The pendulum swung between 3 to 3.5 and even 4.0 stars during this book.
Oooh this is a hard one to review, on the one hand I did enjoy this book but on the other hand I struggled with it and I am so frustrated because Elizabeth Finn is one of my favourite authors and I really don't want to not give a rave review for any of her work.
I was one of those that was absolutely awe struck with Elizabeth's book The Devil's Pawn and I really enjoyed Restoring Jordan, this book however was ok and sometimes really enjoyable and then it fell back to being ok.
I couldn't fathom how anyone would want to be subjected to the kind of anger/hate that Darren was throwing her way. I mean the episode in the bedroom when she was listening to his conversation with his mum well, I would have never forgiven him for saying those words because once words are spoken they can never be retracted no matter how much the giver of those words say they didn't mean to say them. There were many times she should have just left, maybe I am the unforgiving one but had Bailey not suffered enough! She was not around for her father, she lost her only job because of Darren (even then I would have screamed and shouted at him for being an arsehole! Considering the conversation he had with her father I can't believe he was doing the things he was doing, so hurtful and so hateful, yes I got that he was struggling to get over what happened but his parents had got passed it, he saw how Bailey was struggling and still he was relentless in his treatment of her.

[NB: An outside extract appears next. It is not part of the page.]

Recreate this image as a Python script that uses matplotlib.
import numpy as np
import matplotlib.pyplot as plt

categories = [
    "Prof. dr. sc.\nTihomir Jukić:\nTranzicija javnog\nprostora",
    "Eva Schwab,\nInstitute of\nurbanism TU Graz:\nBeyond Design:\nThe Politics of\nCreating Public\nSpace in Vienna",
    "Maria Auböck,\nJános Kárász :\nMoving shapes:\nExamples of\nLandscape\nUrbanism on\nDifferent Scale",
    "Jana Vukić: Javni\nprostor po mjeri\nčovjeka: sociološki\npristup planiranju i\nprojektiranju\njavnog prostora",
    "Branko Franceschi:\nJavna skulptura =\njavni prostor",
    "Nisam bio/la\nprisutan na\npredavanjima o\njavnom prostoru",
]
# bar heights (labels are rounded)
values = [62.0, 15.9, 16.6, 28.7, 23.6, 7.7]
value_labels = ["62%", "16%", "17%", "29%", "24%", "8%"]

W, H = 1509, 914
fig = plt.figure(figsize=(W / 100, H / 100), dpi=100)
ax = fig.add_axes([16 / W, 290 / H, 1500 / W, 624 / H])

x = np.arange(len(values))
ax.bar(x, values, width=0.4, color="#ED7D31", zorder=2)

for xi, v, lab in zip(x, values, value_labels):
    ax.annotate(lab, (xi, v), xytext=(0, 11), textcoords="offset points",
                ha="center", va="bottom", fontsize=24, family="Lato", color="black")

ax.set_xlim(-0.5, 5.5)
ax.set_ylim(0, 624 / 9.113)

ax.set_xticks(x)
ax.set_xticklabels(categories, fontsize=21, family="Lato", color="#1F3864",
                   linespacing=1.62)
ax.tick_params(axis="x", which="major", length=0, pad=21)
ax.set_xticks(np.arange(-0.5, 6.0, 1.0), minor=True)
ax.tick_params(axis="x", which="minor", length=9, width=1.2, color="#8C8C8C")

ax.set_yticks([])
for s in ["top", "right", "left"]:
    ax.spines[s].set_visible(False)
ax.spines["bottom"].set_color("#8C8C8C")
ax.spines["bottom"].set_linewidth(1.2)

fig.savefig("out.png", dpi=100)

I also found this slightly endless in places, it wasn't feeling really riveting enough, but maybe that's because of me not being able to fully like Bailey. I don't know but I found myself on numerous occasions looking at what percentage I had got to. I also didn't enjoy the swing from past to present especially when we're still visiting the past after the event, I thought then it would kick off and stay in the present and how they were going to deal.
Maybe I truly haven't been 'in love' in the true sense of what we read about, you know when we would forgive anything and take anything thrown at us, well I am sorry I can't see that happening in real life, there are many more fish in the pond so to speak, first loves or not - or am I being hyper critical and a bit black and white? Arggghhhh this book is making me question myself! Makes me think I am a hard biatch! (Which I'm not - honest!) Which I know also means I'm interacting with the book, but just not so much in the way I wanted to be :0)
I was 100% feeling the pain of Bailey and had tears several times but it wasn't enough for me to fully immerse in this book. Elizabeth is still one of my favourite authors and I think I will revist this book again at another time and see if it was just me and not in the right headspace at the time of reading it the first time, because let's face that can happen.